[GIVEN DATA]
######

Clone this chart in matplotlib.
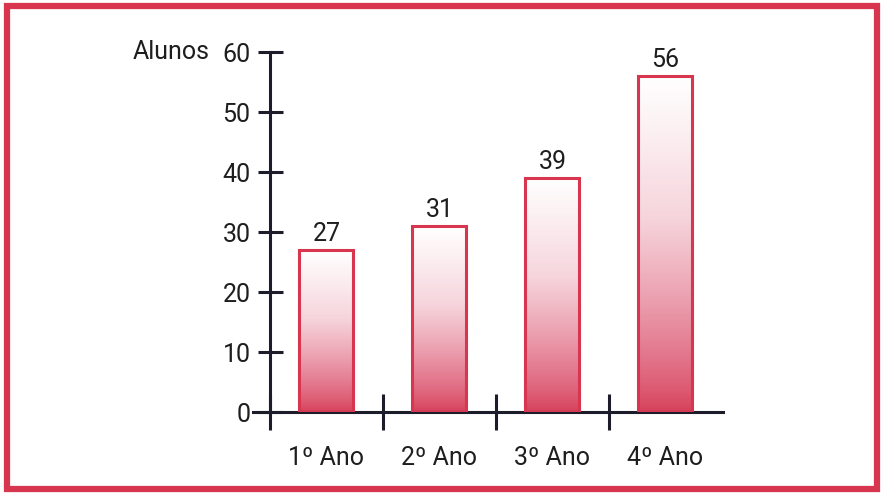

######

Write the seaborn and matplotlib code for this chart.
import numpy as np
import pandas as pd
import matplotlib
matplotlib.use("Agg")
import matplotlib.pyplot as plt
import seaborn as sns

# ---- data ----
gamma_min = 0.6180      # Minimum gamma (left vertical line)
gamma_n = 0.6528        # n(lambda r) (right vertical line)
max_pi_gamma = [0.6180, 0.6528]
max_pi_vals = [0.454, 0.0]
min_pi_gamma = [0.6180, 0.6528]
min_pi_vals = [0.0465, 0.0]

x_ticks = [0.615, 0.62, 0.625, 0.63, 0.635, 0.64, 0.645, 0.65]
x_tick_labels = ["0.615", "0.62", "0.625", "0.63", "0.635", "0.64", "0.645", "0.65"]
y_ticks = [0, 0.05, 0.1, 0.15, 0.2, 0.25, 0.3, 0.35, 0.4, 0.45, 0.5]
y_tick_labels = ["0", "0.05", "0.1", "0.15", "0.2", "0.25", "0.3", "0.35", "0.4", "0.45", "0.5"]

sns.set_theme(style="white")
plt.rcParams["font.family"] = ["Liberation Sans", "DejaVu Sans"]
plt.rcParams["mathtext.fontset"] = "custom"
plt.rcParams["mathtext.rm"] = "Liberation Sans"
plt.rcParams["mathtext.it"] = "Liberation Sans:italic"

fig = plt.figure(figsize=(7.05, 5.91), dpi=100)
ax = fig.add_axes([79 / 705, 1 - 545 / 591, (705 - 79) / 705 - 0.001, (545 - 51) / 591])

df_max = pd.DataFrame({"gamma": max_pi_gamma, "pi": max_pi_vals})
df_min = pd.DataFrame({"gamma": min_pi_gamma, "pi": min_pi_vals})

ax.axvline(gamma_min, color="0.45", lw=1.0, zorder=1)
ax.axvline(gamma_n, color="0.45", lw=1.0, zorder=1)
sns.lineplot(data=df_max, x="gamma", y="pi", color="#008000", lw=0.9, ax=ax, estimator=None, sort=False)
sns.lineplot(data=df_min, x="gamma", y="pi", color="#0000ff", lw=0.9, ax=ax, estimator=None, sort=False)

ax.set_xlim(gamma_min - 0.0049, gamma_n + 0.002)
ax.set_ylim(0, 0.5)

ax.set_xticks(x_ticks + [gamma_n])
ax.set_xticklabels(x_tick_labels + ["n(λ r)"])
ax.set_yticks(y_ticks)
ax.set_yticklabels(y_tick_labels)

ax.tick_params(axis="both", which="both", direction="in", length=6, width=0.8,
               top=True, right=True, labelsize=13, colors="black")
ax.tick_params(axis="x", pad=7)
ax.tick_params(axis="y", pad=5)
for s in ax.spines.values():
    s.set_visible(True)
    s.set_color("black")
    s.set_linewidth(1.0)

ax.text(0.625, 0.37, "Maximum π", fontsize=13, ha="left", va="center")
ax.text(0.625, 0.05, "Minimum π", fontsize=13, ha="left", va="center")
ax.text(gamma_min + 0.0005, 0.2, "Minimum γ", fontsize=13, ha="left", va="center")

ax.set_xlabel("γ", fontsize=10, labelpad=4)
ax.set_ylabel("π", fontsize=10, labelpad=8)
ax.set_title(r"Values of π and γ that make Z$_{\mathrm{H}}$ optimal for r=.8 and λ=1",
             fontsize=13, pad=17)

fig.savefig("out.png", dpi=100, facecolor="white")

######

[EXERCISE PROMPT]
Go through the listing above and list every line that has the word "chart".

[CORRECT OUTPUT]
Clone this chart in matplotlib.
Write the seaborn and matplotlib code for this chart.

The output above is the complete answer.